Records from a collection
------------------------------------------------------------------------
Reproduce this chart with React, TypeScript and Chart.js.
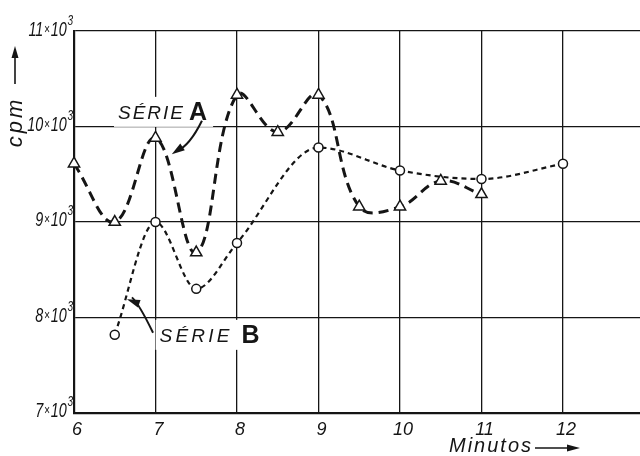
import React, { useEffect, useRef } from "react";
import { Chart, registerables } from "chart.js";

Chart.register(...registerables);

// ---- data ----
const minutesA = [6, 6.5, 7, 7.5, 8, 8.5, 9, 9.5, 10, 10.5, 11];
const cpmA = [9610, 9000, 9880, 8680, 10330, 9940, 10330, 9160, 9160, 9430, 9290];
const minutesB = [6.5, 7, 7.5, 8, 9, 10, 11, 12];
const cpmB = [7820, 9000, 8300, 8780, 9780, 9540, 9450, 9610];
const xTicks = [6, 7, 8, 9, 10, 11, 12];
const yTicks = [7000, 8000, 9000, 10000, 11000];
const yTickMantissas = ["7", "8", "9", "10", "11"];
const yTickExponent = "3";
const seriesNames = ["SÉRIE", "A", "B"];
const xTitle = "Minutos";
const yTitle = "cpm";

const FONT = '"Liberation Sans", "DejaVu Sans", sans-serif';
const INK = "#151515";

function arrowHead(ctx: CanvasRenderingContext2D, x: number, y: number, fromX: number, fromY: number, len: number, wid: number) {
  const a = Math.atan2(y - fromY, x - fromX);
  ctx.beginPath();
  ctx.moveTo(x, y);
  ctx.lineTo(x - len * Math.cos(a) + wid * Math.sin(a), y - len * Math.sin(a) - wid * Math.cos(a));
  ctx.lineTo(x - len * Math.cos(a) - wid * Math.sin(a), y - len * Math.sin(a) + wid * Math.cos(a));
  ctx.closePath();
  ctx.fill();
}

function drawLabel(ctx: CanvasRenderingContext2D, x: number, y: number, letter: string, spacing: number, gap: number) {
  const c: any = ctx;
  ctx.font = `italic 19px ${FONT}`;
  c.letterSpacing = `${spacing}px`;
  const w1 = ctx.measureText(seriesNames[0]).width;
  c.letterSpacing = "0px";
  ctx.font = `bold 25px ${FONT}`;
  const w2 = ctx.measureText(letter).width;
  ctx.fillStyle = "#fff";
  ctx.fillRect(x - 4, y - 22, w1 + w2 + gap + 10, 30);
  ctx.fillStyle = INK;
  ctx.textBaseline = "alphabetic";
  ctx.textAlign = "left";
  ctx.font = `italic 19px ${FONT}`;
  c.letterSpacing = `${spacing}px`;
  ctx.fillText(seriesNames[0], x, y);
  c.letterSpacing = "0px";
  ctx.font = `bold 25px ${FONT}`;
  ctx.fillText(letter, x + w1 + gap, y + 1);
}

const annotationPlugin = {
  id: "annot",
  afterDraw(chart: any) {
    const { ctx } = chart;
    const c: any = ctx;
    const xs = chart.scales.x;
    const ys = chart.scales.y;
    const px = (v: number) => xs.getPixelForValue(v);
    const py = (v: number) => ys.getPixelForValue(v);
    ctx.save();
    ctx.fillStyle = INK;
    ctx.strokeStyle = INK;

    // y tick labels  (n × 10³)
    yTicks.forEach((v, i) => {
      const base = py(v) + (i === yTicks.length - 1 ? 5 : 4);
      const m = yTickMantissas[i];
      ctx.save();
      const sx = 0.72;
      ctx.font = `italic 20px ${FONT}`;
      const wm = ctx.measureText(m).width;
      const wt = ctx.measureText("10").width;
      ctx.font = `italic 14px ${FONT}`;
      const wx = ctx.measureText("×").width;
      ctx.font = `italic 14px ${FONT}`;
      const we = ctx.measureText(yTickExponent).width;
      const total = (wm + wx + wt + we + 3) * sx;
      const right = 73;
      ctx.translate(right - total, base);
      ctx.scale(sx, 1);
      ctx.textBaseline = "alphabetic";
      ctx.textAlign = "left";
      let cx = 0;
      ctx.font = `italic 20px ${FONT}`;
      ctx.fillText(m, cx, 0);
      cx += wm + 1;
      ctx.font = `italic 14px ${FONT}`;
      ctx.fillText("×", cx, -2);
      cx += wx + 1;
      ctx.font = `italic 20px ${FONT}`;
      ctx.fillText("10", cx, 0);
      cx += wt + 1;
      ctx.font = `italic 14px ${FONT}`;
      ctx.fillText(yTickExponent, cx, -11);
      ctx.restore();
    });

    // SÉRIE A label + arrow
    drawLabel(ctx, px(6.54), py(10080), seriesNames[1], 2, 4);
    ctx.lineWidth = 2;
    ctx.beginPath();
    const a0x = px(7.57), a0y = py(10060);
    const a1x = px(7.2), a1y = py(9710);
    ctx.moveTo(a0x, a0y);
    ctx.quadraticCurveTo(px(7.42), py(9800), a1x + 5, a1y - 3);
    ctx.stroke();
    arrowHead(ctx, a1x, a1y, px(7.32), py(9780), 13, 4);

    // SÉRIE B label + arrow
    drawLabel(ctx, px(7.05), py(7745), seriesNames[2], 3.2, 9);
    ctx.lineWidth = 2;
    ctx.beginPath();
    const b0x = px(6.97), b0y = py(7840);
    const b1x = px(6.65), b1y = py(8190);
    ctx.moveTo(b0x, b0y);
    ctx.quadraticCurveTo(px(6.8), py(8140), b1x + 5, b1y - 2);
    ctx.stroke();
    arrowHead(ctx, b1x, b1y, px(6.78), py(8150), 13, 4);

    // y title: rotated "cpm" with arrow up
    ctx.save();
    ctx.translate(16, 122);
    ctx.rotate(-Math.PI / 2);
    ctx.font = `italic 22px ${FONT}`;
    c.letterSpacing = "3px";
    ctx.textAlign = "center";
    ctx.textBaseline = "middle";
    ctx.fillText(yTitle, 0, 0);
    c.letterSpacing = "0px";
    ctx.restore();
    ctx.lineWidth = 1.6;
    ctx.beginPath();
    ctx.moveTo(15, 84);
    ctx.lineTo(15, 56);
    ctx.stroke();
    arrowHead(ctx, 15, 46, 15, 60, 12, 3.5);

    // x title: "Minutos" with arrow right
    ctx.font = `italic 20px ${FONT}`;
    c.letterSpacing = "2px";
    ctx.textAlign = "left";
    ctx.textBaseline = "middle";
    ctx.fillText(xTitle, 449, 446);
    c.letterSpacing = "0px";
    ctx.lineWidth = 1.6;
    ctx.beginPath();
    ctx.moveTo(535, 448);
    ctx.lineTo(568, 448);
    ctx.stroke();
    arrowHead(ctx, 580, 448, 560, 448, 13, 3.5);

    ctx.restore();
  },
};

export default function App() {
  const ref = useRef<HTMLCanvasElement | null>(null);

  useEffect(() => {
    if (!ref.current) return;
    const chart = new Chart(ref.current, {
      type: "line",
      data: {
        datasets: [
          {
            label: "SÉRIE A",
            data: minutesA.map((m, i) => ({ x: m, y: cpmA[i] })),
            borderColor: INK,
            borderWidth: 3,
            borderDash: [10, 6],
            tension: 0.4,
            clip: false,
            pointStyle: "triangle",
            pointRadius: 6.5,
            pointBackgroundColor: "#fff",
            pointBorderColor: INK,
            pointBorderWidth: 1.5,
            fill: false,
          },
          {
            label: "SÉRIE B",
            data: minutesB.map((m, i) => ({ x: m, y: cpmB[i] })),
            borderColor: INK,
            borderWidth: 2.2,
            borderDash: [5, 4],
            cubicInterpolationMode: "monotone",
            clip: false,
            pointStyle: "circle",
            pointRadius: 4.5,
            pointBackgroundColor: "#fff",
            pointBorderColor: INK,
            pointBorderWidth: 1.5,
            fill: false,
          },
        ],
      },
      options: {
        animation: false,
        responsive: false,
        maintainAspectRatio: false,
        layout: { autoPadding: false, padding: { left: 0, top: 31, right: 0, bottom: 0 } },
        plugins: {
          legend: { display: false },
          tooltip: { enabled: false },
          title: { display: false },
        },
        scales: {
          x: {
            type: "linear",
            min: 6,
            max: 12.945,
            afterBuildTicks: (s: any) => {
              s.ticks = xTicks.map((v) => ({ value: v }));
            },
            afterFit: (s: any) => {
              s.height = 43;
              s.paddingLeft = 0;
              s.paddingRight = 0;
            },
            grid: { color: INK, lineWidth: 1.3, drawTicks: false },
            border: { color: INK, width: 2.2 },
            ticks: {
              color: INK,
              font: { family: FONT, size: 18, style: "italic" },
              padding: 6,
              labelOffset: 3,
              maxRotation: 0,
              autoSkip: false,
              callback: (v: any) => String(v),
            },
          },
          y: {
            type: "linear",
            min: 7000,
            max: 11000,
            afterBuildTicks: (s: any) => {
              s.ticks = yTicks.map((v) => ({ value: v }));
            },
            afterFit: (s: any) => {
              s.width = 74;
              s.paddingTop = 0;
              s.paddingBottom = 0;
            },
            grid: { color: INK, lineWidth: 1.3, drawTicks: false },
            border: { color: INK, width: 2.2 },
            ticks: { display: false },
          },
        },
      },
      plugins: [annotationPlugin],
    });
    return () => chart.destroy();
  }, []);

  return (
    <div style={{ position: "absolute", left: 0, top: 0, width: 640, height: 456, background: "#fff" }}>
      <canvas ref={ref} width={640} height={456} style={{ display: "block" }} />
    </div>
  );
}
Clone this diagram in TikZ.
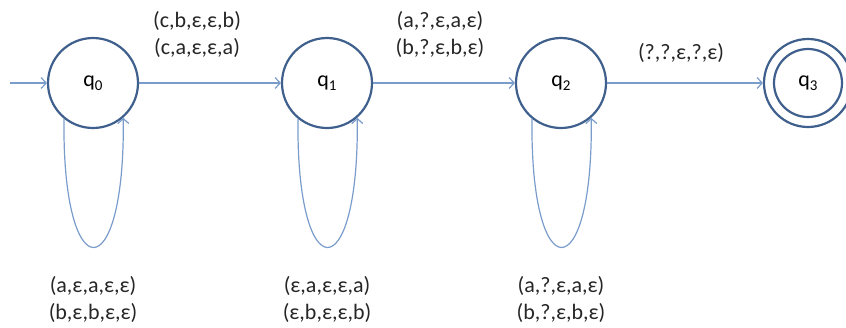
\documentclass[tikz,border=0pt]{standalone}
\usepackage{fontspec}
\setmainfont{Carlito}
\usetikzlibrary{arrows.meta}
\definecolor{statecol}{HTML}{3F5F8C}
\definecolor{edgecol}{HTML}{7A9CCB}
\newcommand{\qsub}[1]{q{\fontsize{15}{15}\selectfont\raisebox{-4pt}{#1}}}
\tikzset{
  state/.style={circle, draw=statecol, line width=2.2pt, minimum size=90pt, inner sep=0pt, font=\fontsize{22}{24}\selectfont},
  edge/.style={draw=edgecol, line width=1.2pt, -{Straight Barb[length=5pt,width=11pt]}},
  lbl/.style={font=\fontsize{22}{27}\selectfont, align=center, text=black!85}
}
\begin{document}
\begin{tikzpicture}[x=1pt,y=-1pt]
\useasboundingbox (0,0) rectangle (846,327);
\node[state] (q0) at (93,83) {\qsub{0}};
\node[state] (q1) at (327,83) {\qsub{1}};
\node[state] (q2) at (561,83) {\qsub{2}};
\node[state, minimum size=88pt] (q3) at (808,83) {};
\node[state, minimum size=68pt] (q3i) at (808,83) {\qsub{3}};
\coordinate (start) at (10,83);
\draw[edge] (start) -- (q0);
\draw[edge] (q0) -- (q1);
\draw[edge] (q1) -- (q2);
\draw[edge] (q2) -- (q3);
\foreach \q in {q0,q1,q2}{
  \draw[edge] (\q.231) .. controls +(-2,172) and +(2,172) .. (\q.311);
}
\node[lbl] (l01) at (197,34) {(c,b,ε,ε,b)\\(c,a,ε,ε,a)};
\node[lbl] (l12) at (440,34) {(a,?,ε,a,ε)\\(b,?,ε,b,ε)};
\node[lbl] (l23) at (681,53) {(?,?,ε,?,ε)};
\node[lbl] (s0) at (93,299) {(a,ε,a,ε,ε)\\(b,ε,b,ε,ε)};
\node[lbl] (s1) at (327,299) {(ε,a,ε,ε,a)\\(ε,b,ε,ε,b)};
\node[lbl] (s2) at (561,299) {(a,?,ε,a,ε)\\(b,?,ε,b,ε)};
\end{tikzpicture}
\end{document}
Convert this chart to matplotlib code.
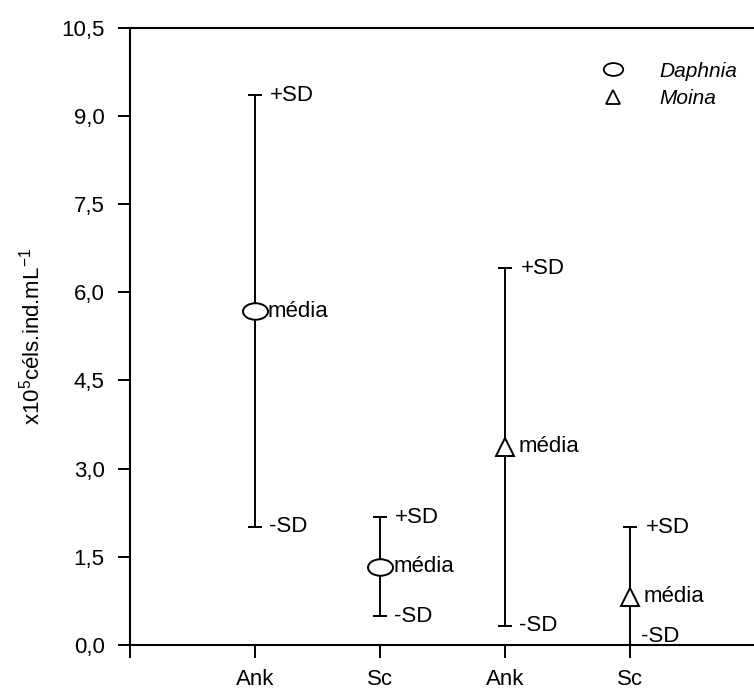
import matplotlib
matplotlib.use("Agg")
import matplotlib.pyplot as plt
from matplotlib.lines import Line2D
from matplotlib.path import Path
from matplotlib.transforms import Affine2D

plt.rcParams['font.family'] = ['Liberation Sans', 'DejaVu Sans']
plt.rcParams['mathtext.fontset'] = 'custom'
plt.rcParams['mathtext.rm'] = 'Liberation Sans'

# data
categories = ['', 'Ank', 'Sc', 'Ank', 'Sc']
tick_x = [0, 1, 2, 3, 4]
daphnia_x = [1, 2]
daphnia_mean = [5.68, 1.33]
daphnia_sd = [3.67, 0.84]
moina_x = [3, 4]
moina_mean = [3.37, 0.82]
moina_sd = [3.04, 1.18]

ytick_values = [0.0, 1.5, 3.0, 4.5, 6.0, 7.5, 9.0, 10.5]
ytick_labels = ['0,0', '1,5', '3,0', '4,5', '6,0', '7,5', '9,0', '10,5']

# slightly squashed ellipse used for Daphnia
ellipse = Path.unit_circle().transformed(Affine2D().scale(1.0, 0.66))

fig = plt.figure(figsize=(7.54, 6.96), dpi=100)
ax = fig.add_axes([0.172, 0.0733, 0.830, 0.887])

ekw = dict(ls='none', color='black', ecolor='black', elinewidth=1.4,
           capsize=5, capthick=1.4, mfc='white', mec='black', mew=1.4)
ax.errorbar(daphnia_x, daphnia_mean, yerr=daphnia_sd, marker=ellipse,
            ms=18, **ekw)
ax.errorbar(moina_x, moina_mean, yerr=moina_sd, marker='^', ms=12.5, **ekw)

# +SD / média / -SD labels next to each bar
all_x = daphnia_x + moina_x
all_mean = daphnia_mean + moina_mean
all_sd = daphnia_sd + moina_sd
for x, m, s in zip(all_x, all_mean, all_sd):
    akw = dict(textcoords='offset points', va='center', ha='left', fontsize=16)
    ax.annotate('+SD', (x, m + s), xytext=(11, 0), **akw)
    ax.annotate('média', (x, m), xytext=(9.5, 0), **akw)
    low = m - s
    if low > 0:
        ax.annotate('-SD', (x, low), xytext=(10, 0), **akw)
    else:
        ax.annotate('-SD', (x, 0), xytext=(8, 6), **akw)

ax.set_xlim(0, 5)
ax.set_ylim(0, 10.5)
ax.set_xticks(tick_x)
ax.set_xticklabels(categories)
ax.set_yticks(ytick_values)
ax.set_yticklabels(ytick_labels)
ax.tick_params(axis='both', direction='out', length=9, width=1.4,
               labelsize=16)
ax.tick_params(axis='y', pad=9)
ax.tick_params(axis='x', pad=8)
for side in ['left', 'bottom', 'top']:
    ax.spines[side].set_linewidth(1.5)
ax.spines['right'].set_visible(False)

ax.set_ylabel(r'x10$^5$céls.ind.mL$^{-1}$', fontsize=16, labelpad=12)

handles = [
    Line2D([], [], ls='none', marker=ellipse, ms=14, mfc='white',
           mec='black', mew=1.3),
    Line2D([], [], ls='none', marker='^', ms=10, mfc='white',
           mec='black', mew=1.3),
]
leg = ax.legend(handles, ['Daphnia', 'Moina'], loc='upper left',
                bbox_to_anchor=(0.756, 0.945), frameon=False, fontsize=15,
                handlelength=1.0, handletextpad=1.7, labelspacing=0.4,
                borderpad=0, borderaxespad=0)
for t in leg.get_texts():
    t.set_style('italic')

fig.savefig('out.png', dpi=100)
------------------------------------------------------------------------
Goal of the exercise:
Pictures are excluded. Repeat exactly the lines from the one containing "Convert this chart to matplotlib code." to the one containing "from matplotlib.transforms import Affine2D", inclusive.

Result of the exercise:
Convert this chart to matplotlib code.
import matplotlib
matplotlib.use("Agg")
import matplotlib.pyplot as plt
from matplotlib.lines import Line2D
from matplotlib.path import Path
from matplotlib.transforms import Affine2D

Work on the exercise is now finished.